Jethro Punzalan, Advice Columnist

Dear Jethro,
I am very traditional and was raised by Catholic parents who are even more so.
I struggle in school when issues of homosexuality come up because I am usually the only one who does not fully support the topic. People call me homophobic and ignorant even though I have no hatred towards anyone who identifies as homosexual. I believe that all people should be treated with kindness regardless of sexual orientation, but simply hold different views because of my religious beliefs. My beliefs are important to me and it offends me when people mock my religion and ridicule me for having such beliefs. I feel unaccepted by my peers because of my religious beliefs and wish that they could just agree to disagree. I would never view another person as more sinful than I just because they identify as homosexual, yet so many people feel that I am unfairly judging others and putting myself on a pedestal. What can I do to help people understand that my religion is important to me and the beliefs I have should be respected and not be used as a base for false claims about me?

Sincerely,
Traditional and Troubled

 

Dear Traditional and Troubled,

I understand where you’re coming from. You’re basically saying that everyone is entitled to their own opinion and as long as it doesn’t harm anyone, then there shouldn’t be a problem. However, in our modern day society where it seems like everything has to be politically correct, that just isn’t the case.

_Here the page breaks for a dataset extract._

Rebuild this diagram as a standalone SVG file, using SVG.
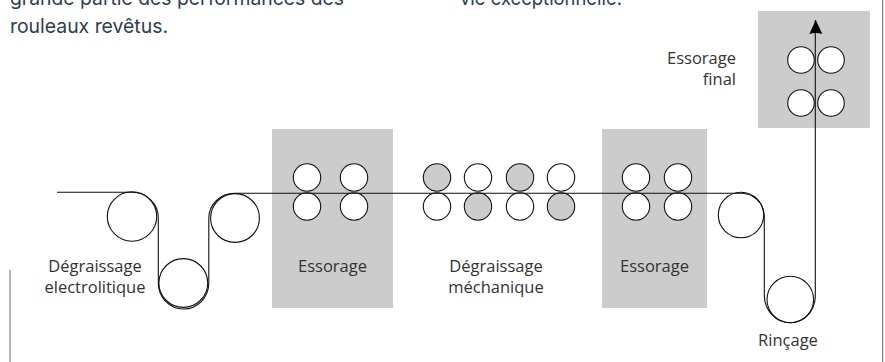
<svg xmlns="http://www.w3.org/2000/svg" width="885" height="362" viewBox="0 0 885 362">
<style>
.body{font-family:"Inter","Noto Sans",sans-serif;font-size:19.4px;fill:#2c3e50}
.lab{font-family:"Open Sans","Noto Sans",sans-serif;font-size:16.5px;fill:#333}
.box{fill:#ccc}
.r{fill:#fff;stroke:#111;stroke-width:1.1}
.g{fill:#ccc;stroke:#111;stroke-width:1.1}
.web{fill:none;stroke:#111;stroke-width:1.1}
.rule{stroke:#666;stroke-width:1;fill:none}
</style>
<defs><marker id="a" markerUnits="userSpaceOnUse" markerWidth="13" markerHeight="15" refX="6" refY="0" orient="0" overflow="visible"><path d="M6.500 0L13 14Q6.500 12 0 14Z" fill="#000"/></marker></defs>
<rect width="885" height="362" fill="#fff"/>
<text class="body" x="10" y="5" textLength="334" lengthAdjust="spacingAndGlyphs">grande partie des performances des</text>
<text class="body" x="10" y="33" textLength="158" lengthAdjust="spacingAndGlyphs">rouleaux revêtus.</text>
<text class="body" x="460" y="5" textLength="162" lengthAdjust="spacingAndGlyphs">vie exceptionnelle.</text>
<path class="rule" d="M10 270V362M882.700 0V362"/>
<g id="essorage-1"><rect class="box" x="272" y="129" width="121" height="179"/><circle class="r" cx="307" cy="177.500" r="13.700"/><circle class="r" cx="354" cy="177.500" r="13.700"/><circle class="r" cx="307" cy="206.500" r="13.700"/><circle class="r" cx="354" cy="206.500" r="13.700"/><text class="lab" x="332.500" y="271.500" text-anchor="middle">Essorage</text></g>
<g id="degraissage-mecanique"><circle class="g" cx="437" cy="177.500" r="13.700"/><circle class="r" cx="478" cy="177.500" r="13.700"/><circle class="g" cx="520" cy="177.500" r="13.700"/><circle class="r" cx="561" cy="177.500" r="13.700"/><circle class="r" cx="437" cy="206.500" r="13.700"/><circle class="g" cx="478" cy="206.500" r="13.700"/><circle class="r" cx="520" cy="206.500" r="13.700"/><circle class="g" cx="561" cy="206.500" r="13.700"/><text class="lab" x="496" y="271.500" text-anchor="middle">Dégraissage</text><text class="lab" x="496" y="292.500" text-anchor="middle">méchanique</text></g>
<g id="essorage-2"><rect class="box" x="602" y="129" width="105" height="179"/><circle class="r" cx="636" cy="177.500" r="13.700"/><circle class="r" cx="678" cy="177.500" r="13.700"/><circle class="r" cx="636" cy="206.500" r="13.700"/><circle class="r" cx="678" cy="206.500" r="13.700"/><text class="lab" x="654.500" y="271.500" text-anchor="middle">Essorage</text></g>
<g id="essorage-final"><rect class="box" x="758" y="11" width="112" height="117"/><circle class="r" cx="801" cy="60" r="13.300"/><circle class="r" cx="831" cy="60" r="13.300"/><circle class="r" cx="801" cy="103" r="13.300"/><circle class="r" cx="831" cy="103" r="13.300"/><text class="lab" x="736" y="64" text-anchor="end">Essorage</text><text class="lab" x="736" y="85" text-anchor="end">final</text></g>
<g id="degraissage-electrolitique"><circle class="r" cx="132" cy="216.500" r="24.700"/><circle class="r" cx="183.300" cy="283" r="24.400"/><circle class="r" cx="235" cy="218" r="24.400"/><text class="lab" x="95" y="271.500" text-anchor="middle">Dégraissage</text><text class="lab" x="95" y="292.500" text-anchor="middle">electrolitique</text></g>
<g id="rincage"><circle class="r" cx="741" cy="215" r="22.700"/><circle class="r" cx="790.300" cy="299.500" r="23.300"/><text class="lab" x="788" y="346" text-anchor="middle">Rinçage</text></g>
<g id="connectors"><path class="web" marker-end="url(#a)" d="M57 192.300H132A26.300 25.500 0 0 1 158.300 218V283A25 26 0 0 0 183.300 309A25 26 0 0 0 208.800 283V218A25.800 25 0 0 1 234.600 193.300H741A23.300 23 0 0 1 764.300 216V295A26 27.500 0 0 0 790.300 322.800A25 27 0 0 0 815.300 297V20"/></g>
</svg>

While you don’t intend to harm or offend anyone with your opinion, others might react differently to it. It’s the same way that it upsets you when others counter your opinion by stating theirs. While they may or may not have intentionally meant to offend you, it affected you anyway. Granted, if they attack you because of your religion, then their intent is obvious, but the point I am trying to make is that whether we like it or not, our opinions affect everyone around us.

It’s great that you personally believe that people are not any more sinful just because of their sexual orientation, but stating your opinion out loud might not be the best idea because people can easily misinterpret it. I’m assuming that most of your peers know that you are Catholic, and unfortunately, that alone introduces bias to their opinion of you, especially when it comes to this issue. Also, considering the fact that most of our peers tend to be on the liberal end of the spectrum and your opinion doesn’t necessarily align with theirs, and you’re an open target.

I’m not saying that what they’re doing is right, because you deserve the right to voice your opinions and be respected just as much as everyone else.

If you don’t want to deal with people who disagree, it’s best to just keep your opinions to yourself and this is one of those cases because no matter what you do, someone out there will openly disagree with you.

If you are willing to face the objections of others, you could just tell your peers how you really feel and that they should respect your opinion as well, but be prepared for a negative reaction.

This is a very sensitive topic for many people, so you should also try to be as sensitive to the beliefs and thoughts of others as you would like them to be to you. Whether they live up to this “golden rule” of treating others with kindness and respect is up to them, but you still control you.